2013 novel by Jonas Jonasson

The Girl Who Saved the King of Sweden (Analfabeten som kunde räkna, "the illiterate who could count") is a Swedish novel written by Jonas Jonasson. The book was first published in 2013 as the second novel of the author, after the best-selling The Hundred-Year-Old Man Who Climbed Out the Window and Disappeared, and translated into English by Rachel Willson-Broyles.

== Plot ==
In 1961, Nombeko Mayeki is born a poor black girl in Soweto. She leaves the slums and is run over by an engineer, who employs her as a cleaner in South Africa's secret nuclear weapons facility. Her good head for mathematics leads her to cover for her drunken and incompetent employer. Two Mossad agents eventually murder her employer, but she outwits them and escapes to Sweden with a trio of female Chinese con artists. Due to a mix-up, Nombeko ends up in possession of a missing South African atom bomb. In Sweden, she settles into a condemned building living in a bizarre commune including a pair of identical twins (both named Holger), the younger of which and his girlfriend are die-hard republicans determined to end the Swedish monarchy. Nombeko and her Swedish boyfriend (the older Holger) are determined to hand the bomb over to the Swedish Prime Minister, but no-one will believe them.
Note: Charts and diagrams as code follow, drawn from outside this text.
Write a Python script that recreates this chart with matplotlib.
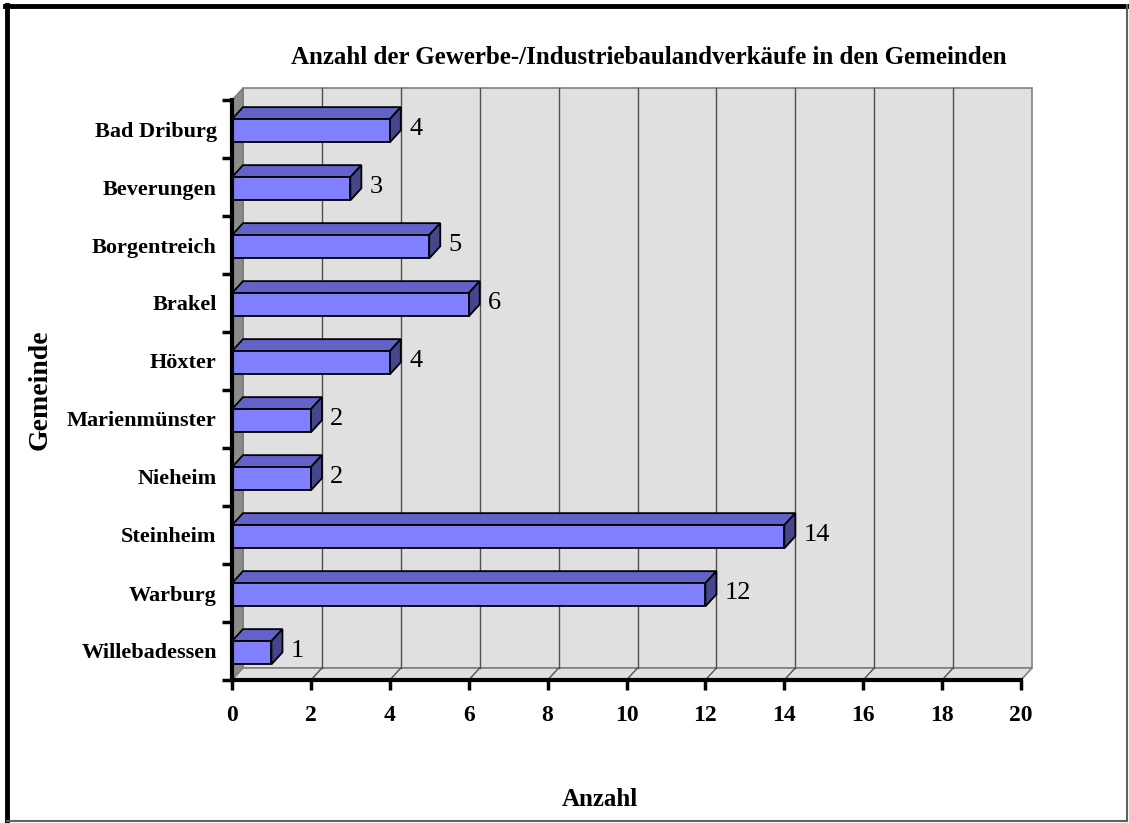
import matplotlib
matplotlib.use('Agg')
import matplotlib.pyplot as plt
from matplotlib.patches import Polygon, Rectangle
from matplotlib.lines import Line2D

gemeinden = ['Bad Driburg', 'Beverungen', 'Borgentreich', 'Brakel', 'Höxter',
             'Marienmünster', 'Nieheim', 'Steinheim', 'Warburg', 'Willebadessen']
anzahl = [4, 3, 5, 6, 4, 2, 2, 14, 12, 1]
xticks = [0, 2, 4, 6, 8, 10, 12, 14, 16, 18, 20]

plt.rcParams['font.family'] = ['Liberation Serif', 'DejaVu Serif']

W, H = 1129, 823
fig = plt.figure(figsize=(W / 100, H / 100), dpi=100)
ax = fig.add_axes([232 / W, 1 - 680 / H, (1021 - 232) / W, (680 - 100) / H])
ax.set_xlim(0, 20)
ax.set_ylim(9.5, -0.5)
ax.set_facecolor('none')

# depth offset in data units (approx 11 px right, 12 px up)
p0 = ax.transData.transform((0, 0))
p1 = ax.transData.transform((1, 1))
ddx = 11 / (p1[0] - p0[0])
ddy = 12 / (p1[1] - p0[1])

n = len(gemeinden)
ytop, ybot = -0.5, n - 0.5

# back wall
ax.add_patch(Rectangle((ddx, ytop + ddy), 20, n, facecolor='#e0e0e0',
                       edgecolor='#808080', lw=1.2, clip_on=False, zorder=0))
# left wall
ax.add_patch(Polygon([(0, ytop), (ddx, ytop + ddy), (ddx, ybot + ddy), (0, ybot)],
                     closed=True, facecolor='#8c8c8c', edgecolor='#707070',
                     lw=0.8, clip_on=False, zorder=0.5))
# floor
ax.add_patch(Polygon([(0, ybot), (20, ybot), (20 + ddx, ybot + ddy), (ddx, ybot + ddy)],
                     closed=True, facecolor='#e0e0e0', edgecolor='#808080',
                     lw=1.2, clip_on=False, zorder=0.5))
# grid lines on back wall and floor
for xv in xticks[1:-1]:
    ax.add_line(Line2D([xv + ddx, xv + ddx], [ytop + ddy, ybot + ddy],
                       color='#505050', lw=1.0, clip_on=False, zorder=0.6))
    ax.add_line(Line2D([xv, xv + ddx], [ybot, ybot + ddy],
                       color='#505050', lw=1.0, clip_on=False, zorder=0.6))

# bars
h = 0.4
for i, v in enumerate(anzahl):
    y0 = i - h / 2 + 0.03
    y1 = y0 + h
    ax.add_patch(Polygon([(0, y0), (v, y0), (v + ddx, y0 + ddy), (ddx, y0 + ddy)],
                         closed=True, facecolor='#6262c8', edgecolor='black',
                         lw=1.3, clip_on=False, zorder=2))
    ax.add_patch(Polygon([(v, y0), (v + ddx, y0 + ddy), (v + ddx, y1 + ddy), (v, y1)],
                         closed=True, facecolor='#46468e', edgecolor='black',
                         lw=1.3, clip_on=False, zorder=2))
    ax.add_patch(Rectangle((0, y0), v, h, facecolor='#8080ff', edgecolor='black',
                           lw=1.3, clip_on=False, zorder=3))
    ax.annotate(str(v), xy=(v, i), xytext=(14, 0), textcoords='offset points',
                ha='left', va='center', fontsize=19, color='black', zorder=4)

# axes
for s in ['top', 'right']:
    ax.spines[s].set_visible(False)
for s in ['left', 'bottom']:
    ax.spines[s].set_linewidth(3)
    ax.spines[s].set_zorder(5)

ax.set_xticks(xticks)
ax.set_xticklabels([str(t) for t in xticks], fontsize=17, fontweight='bold')
ax.tick_params(axis='x', direction='out', length=7, width=2.5, pad=11)
ax.set_yticks(range(n))
ax.set_yticklabels(gemeinden, fontsize=16, fontweight='bold')
ax.set_yticks([k - 0.5 for k in range(n + 1)], minor=True)
ax.tick_params(axis='y', which='major', length=0, pad=11)
ax.tick_params(axis='y', which='minor', direction='out', length=7, width=2.5)

fig.text(649 / W, 1 - 58 / H, 'Anzahl der Gewerbe-/Industriebaulandverkäufe in den Gemeinden',
         ha='center', va='center', fontsize=18, fontweight='bold')
fig.text(600 / W, 1 - 800 / H, 'Anzahl', ha='center', va='center',
         fontsize=18, fontweight='bold')
fig.text(40 / W, 1 - 390 / H, 'Gemeinde', ha='center', va='center',
         rotation=90, fontsize=20, fontweight='bold')

# figure frame
fig.add_artist(Line2D([7 / W, 7 / W], [2 / H, 1 - 5 / H], color='black', lw=3.5))
fig.add_artist(Line2D([5 / W, 1 - 2 / W], [1 - 6 / H, 1 - 6 / H], color='black', lw=3.5))
fig.add_artist(Line2D([1 - 2.5 / W, 1 - 2.5 / W], [2 / H, 1 - 5 / H], color='#606060', lw=1.5))
fig.add_artist(Line2D([7 / W, 1 - 2 / W], [2.5 / H, 2.5 / H], color='#606060', lw=1.5))

fig.savefig('out.png', dpi=100)
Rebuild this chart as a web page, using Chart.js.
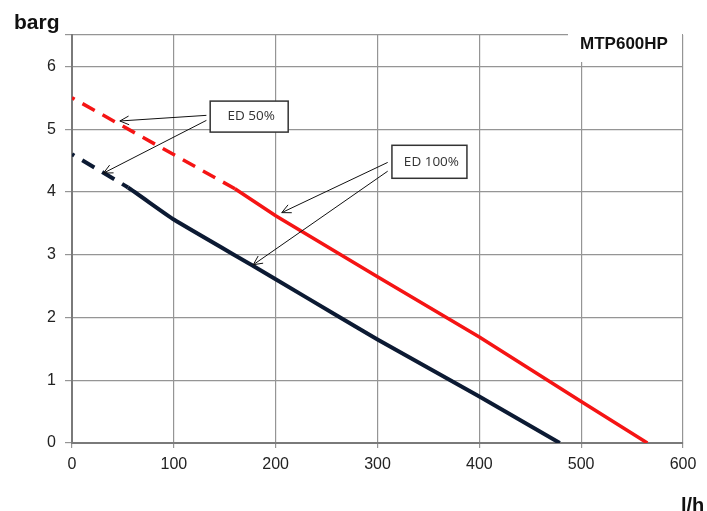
<!DOCTYPE html>
<html>
<head>
<meta charset="utf-8">
<script src="https://cdn.jsdelivr.net/npm/chart.js@4.4.1/dist/chart.umd.min.js"></script>
<style>
  body { margin: 0; background: #fff; }
  #wrap { width: 707px; height: 511px; position: relative; }
</style>
</head>
<body>
<div id="wrap"><canvas id="chart" width="707" height="511"></canvas></div>
<script>
// flow (l/h) vs pressure (barg)
const ed100Flow  = [0, 160, 200, 300, 400, 500, 565];
const ed100Press = [5.5, 4.05, 3.62, 2.65, 1.69, 0.66, 0];
const ed50Flow   = [0, 55, 100, 176, 200, 260, 300, 400, 479];
const ed50Press  = [4.6, 4.07, 3.56, 2.84, 2.61, 2.03, 1.65, 0.74, 0];

// dashed up to these flows
const ed100DashEnd = 160;
const ed50DashEnd = 55;

const xTicks = [0, 100, 200, 300, 400, 500, 600];
const yTicks = [0, 1, 2, 3, 4, 5, 6, 6.5];

// callouts: box centre + arrow start/end, all in data units
const callouts = [
  { text: 'ED 50%', box: [174, 5.2], w: 78, h: 31,
    arrows: [[[132, 5.22], [47, 5.13]], [[132, 5.14], [31, 4.3]]] },
  { text: 'ED 100%', box: [351, 4.48], w: 75, h: 33,
    arrows: [[[310, 4.47], [206, 3.67]], [[310, 4.33], [178, 2.84]]] }
];

function toXY(xs, ys) {
  return xs.map((x, i) => ({ x: x, y: ys[i] }));
}

function dashUntil(limit) {
  return ctx => ctx.p1.parsed.x <= limit ? [14, 9] : undefined;
}

const GRID = '#959595';

const extras = {
  id: 'extras',
  afterDatasetsDraw(chart) {
    const c = chart.ctx;
    const xs = chart.scales.x, ys = chart.scales.y;
    c.save();

    // callout boxes + arrows
    callouts.forEach(co => {
      const cx = xs.getPixelForValue(co.box[0]);
      const cy = ys.getPixelForValue(co.box[1]);
      c.fillStyle = '#fff';
      c.strokeStyle = '#333';
      c.lineWidth = 1.5;
      c.fillRect(cx - co.w / 2, cy - co.h / 2, co.w, co.h);
      c.strokeRect(cx - co.w / 2, cy - co.h / 2, co.w, co.h);
      c.fillStyle = '#333';
      c.font = '13.5px "Open Sans", sans-serif';
      c.textAlign = 'center';
      c.textBaseline = 'middle';
      c.fillText(co.text, cx + 2, cy);

      co.arrows.forEach(a => {
        const x0 = xs.getPixelForValue(a[0][0]), y0 = ys.getPixelForValue(a[0][1]);
        const x1 = xs.getPixelForValue(a[1][0]), y1 = ys.getPixelForValue(a[1][1]);
        const ang = Math.atan2(y1 - y0, x1 - x0);
        c.strokeStyle = '#111';
        c.lineWidth = 1;
        c.beginPath();
        c.moveTo(x0, y0);
        c.lineTo(x1, y1);
        c.stroke();
        c.beginPath();
        c.moveTo(x1 - 10 * Math.cos(ang - 0.45), y1 - 10 * Math.sin(ang - 0.45));
        c.lineTo(x1, y1);
        c.lineTo(x1 - 10 * Math.cos(ang + 0.45), y1 - 10 * Math.sin(ang + 0.45));
        c.stroke();
      });
    });

    // model label sits over the top border
    const right = chart.chartArea.right;
    c.fillStyle = '#fff';
    c.fillRect(right - 115, 27, 114, 35);
    c.fillStyle = '#111';
    c.font = 'bold 17px "Liberation Sans", Arial, sans-serif';
    c.textAlign = 'center';
    c.textBaseline = 'middle';
    c.fillText('MTP600HP', right - 59, 44);

    // axis units
    c.font = 'bold 21px "Liberation Sans", Arial, sans-serif';
    c.textAlign = 'left';
    c.textBaseline = 'alphabetic';
    c.fillText('barg', 14, 29);
    c.font = 'bold 20px "Liberation Sans", Arial, sans-serif';
    c.fillText('l/h', 681, 512);
    c.restore();
  }
};

new Chart(document.getElementById('chart'), {
  type: 'line',
  data: {
    datasets: [
      {
        label: 'ED 100%',
        data: toXY(ed100Flow, ed100Press),
        borderColor: '#f51414',
        borderWidth: 3.5,
        pointRadius: 0,
        tension: 0,
        segment: { borderDash: dashUntil(ed100DashEnd) },
        borderDashOffset: 11
      },
      {
        label: 'ED 50%',
        data: toXY(ed50Flow, ed50Press),
        borderColor: '#0c1a33',
        borderWidth: 4,
        pointRadius: 0,
        tension: 0.15,
        segment: { borderDash: dashUntil(ed50DashEnd) },
        borderDashOffset: 11
      }
    ]
  },
  options: {
    responsive: false,
    animation: false,
    layout: { padding: { top: 35, right: 24, left: 0, bottom: 0 } },
    plugins: { legend: { display: false }, tooltip: { enabled: false } },
    scales: {
      x: {
        type: 'linear',
        min: 0,
        max: 600,
        afterBuildTicks: s => { s.ticks = xTicks.map(v => ({ value: v })); },
        afterFit: s => { s.height = 68; },
        grid: { color: GRID, lineWidth: 1.2, tickLength: 5 },
        border: { color: '#7a7a7a', width: 2 },
        ticks: {
          color: '#222',
          padding: 7,
          maxRotation: 0,
          font: { family: '"Liberation Sans", Arial, sans-serif', size: 16 }
        }
      },
      y: {
        type: 'linear',
        min: 0,
        max: 6.5,
        afterBuildTicks: s => { s.ticks = yTicks.map(v => ({ value: v })); },
        afterFit: s => { s.width = 72; },
        grid: { color: GRID, lineWidth: 1.2, tickLength: 7 },
        border: { color: '#7a7a7a', width: 2 },
        ticks: {
          color: '#222',
          padding: 9,
          callback: v => (v % 1 === 0 ? String(v) : ''),
          font: { family: '"Liberation Sans", Arial, sans-serif', size: 16 }
        }
      }
    }
  },
  plugins: [extras]
});
</script>
</body>
</html>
Years later, after several attempts to hand over the bomb have failed in absurd circumstances (including the remaining Mossad agent finding and nearly killing them), the younger Holger and his girlfriend kidnap the King and the Prime Minister of Sweden on the spur of the moment from a gala banquet with Chinese President Hu Jintao at the Royal Palace in Stockholm, and prepare to blow up the bomb (and everything within a 61 kilometre radius) in order to end the monarchy. Nombeko calms the situation down, saving the King's life, and her own.